For these types of models, the number of individuals is unknown and typically given a Poisson or negative binomial prior, and the observed number is a subset, with a binomial detection process (where the number of trials is the number of individuals).

Maybe that provides a useful starting point?


Thanks for the responses they’re very helpful. The problems you cite do seem very similar. The unknown number of studies is actually a vector of the number of missing studies across categories rather than a single integer. My strategy has been to generate all permutations of vectors up to a given number of missing studies and loop through these in Stan as you would values of a discrete random variable. I’ve copied the code below if it is of interest to anyone - it runs (very slowly) but gives seemingly sensible answers but I’m sure there’s a way to improve it - I’ll keep working on it.

  int N; //number of observed studies
  int K; //number of p-value categories
  int len; //length of permutations matrix
  vector[N] y; //observed log odds
  vector[N] se; //observed SEs
  vector[N] p; //observed p-values
  vector[K+1] thresh; //threholds of categories
  real Nk[K]; //numbers of observed studies in each category
  int perms[len,K]; //matrix of possible permutations of missing studies
  int m_max; //maximum number of missing studies in a category
transformed data{
  int m_total;
  m_total = m_max * K;
  real theta; //pooled mean
  real<lower=0> tau; //variance
  vector<lower=0.3,upper=1>[K] w; //probabilities for categories
  vector<lower=0>[m_total] sig_z;
  vector<lower=0,upper=1>[m_total] p_z_raw; //p-values different limits
transformed parameters{
  real<lower=0> mu[K]; //neg binomial scale parameter - convert from (n,p) parameterisation
  vector[m_total] p_z;
  for(k in 1:K)
    mu[k] = Nk[k]*(1-w[k])/w[k];
  for(k in 1:K){
    for(i in 1:m_max){
      p_z[(k+K*(i-1))] = thresh[k] + (thresh[k+1]-thresh[k])*p_z_raw[(k+K*(i-1))];
  // holders for obesrved plus missing data
  vector[N+m_total] X;
  vector[N+m_total] V;
  vector[N+m_total] P;
  vector[len] lp;
  lp = rep_vector(0, len);
  for(n in 1:N){
    X[n] = y[n];
    V[n] = se[n];
    P[n] = p[n];
  // place priors on missing data values data
  for(k in 1:K){
    for(i in 1:m_max){
      sig_z[(k+K*(i-1))]~ gamma(0.57415,5.647803);
      V[(N+k+K*(i-1))] = sig_z[(k+K*(i-1))] ;
      P[(N+k+K*(i-1))] = p_z[(k+K*(i-1))];
      X[(N+k+K*(i-1))] =  V[(N+k+K*(i-1))]*inv_Phi(P[(N+k+K*(i-1))]);
  //priors on parameters
  theta ~ normal(0,1);
  tau ~ normal(0,1);
  for(m in 1:len){
    for(j in 1:K){
      for(k in 1:K){
        for(i in 1:N){
          if(P[i]>=thresh[j] && P[i]<thresh[j+1]){
            lp[m] = lp[m] + normal_lpdf(X[i] | theta, V[i] + tau) + neg_binomial_2_lpmf(perms[m,k]|mu[k],Nk[k]);
        for(i in 1:perms[m,j]){
          lp[m] = lp[m] + normal_lpdf(X[(N+j+K*(i-1))] | theta, V[(N+j+K*(i-1))] + tau) + neg_binomial_2_lpmf(perms[m,k]|mu[k],Nk[k]);
  target += log_sum_exp(lp);


Was that mixture really intended to be up at the top level?
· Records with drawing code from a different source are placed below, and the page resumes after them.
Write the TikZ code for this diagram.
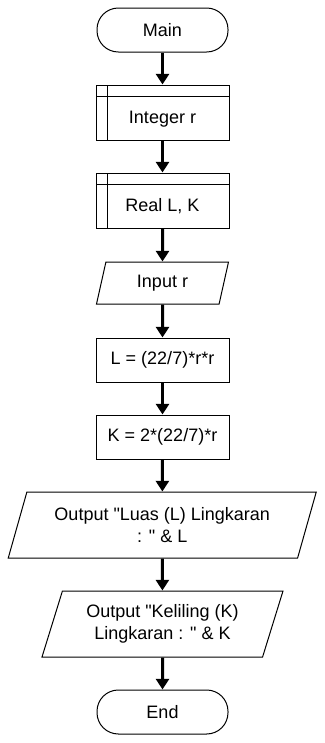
\documentclass[tikz,border=0pt]{standalone}
\usepackage{fontspec}
\setmainfont{Liberation Sans}[Ligatures=TeXOff]
\usetikzlibrary{shapes.geometric, arrows.meta}
\tikzstyle{arrow} = [line width=2.25pt, -{Triangle[length=8pt, width=9.75pt]}]
\tikzstyle{term}  = [draw, line width=0.75pt, rounded corners=16pt, minimum width=98.25pt, minimum height=33pt, align=center]

\begin{document}
\begin{tikzpicture}[
        x=0.75pt, y=-0.75pt,
        every node/.style={font=\fontsize{13.5}{16}\selectfont},
        proc/.style={
            draw,
            line width=0.75pt,
            minimum width=99.75pt,
            minimum height=33pt,
            align=center
        },
        decl/.style={
            proc,
            minimum height=41.25pt,
            text height=18pt,
            text depth=1pt,
            path picture={
                \draw[line width=0.75pt] ([yshift=-8.25pt]path picture bounding box.north west) -- ([yshift=-8.25pt]path picture bounding box.north east);
                \draw[line width=0.75pt] ([xshift=8.25pt]path picture bounding box.north west) -- ([xshift=8.25pt]path picture bounding box.south west);
            }
        },
        io/.style={
            draw,
            line width=0.75pt,
            trapezium,
            trapezium left angle=63.4,
            trapezium right angle=116.6,
            trapezium stretches body,
            inner sep=1pt,
            align=center
        }
    ]

        \useasboundingbox (0,0) rectangle (325,743);

        \node[term] (main) at (162.5,30) {Main};
        \node[decl] (int) at (162.5,112.5) {Integer r};
        \node[decl] (real) at (162.5,200.5) {Real L, K};
        \node[io, minimum width=99pt, minimum height=31.5pt] (inp) at (162.5,283) {Input r};
        \node[proc] (luas) at (162.5,360) {L = (22/7)*r*r};
        \node[proc] (kel) at (162.5,437) {K = 2*(22/7)*r};
        \node[io, minimum width=231pt, minimum height=49.5pt] (outl) at (162.25,525) {Output "Luas (L) Lingkaran\\ : " \& L};
        \node[io, minimum width=180.75pt, minimum height=49.5pt] (outk) at (162.5,624) {Output "Keliling (K)\\ Lingkaran : " \& K};
        \node[term] (end) at (162.5,712) {End};

        \draw[arrow] (main) -- (int);
        \draw[arrow] (int) -- (real);
        \draw[arrow] (real) -- (inp);
        \draw[arrow] (inp) -- (luas);
        \draw[arrow] (luas) -- (kel);
        \draw[arrow] (kel) -- (outl);
        \draw[arrow] (outl) -- (outk);
        \draw[arrow] (outk) -- (end);

    \end{tikzpicture}
\end{document}
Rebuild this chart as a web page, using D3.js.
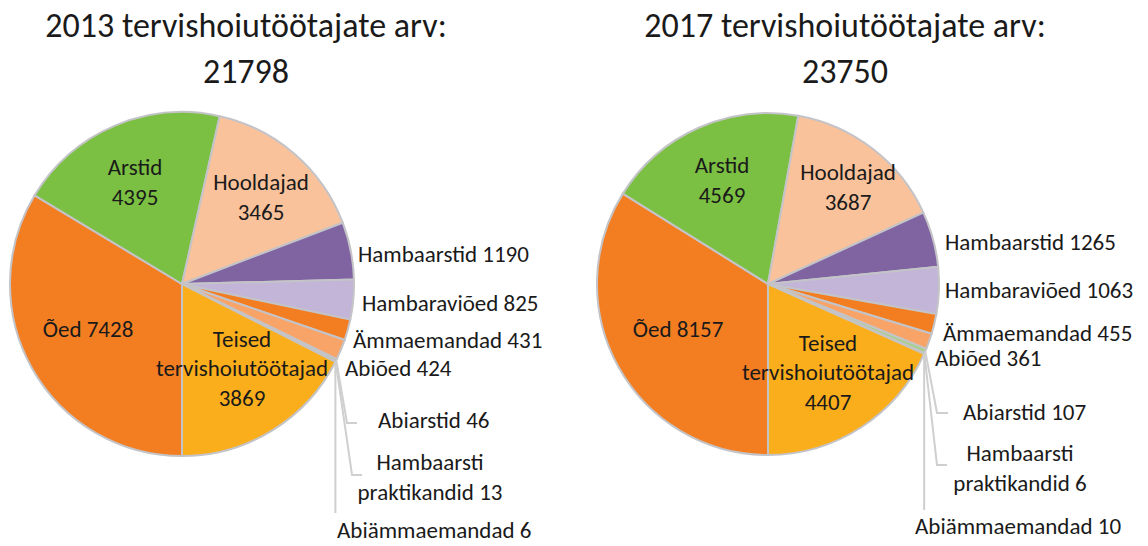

The main thing you want to do for efficiency is find repeated calculations and vectorization opportunities. When you have those conditionals on P[i] in the loops, this may be impossible—I don’t understand why some data points i are being excluded, but this kind of conditioning on parameters can lead to a non-differentiable density, which can reduce HMC to a random walk.

For instance, the priors on sig_z can just be a single statement and then you can assign with slicing syntax (no fater, but a lot less error prone).

inv_Phi is really inefficient. Yet it seems to be somehow modifying your data based on parameters.


I’d also recommend trying to lay out data structures in two dimensions rather than creating your own 2D indexing. You can always flatten or convert back to matrices using the built-ins.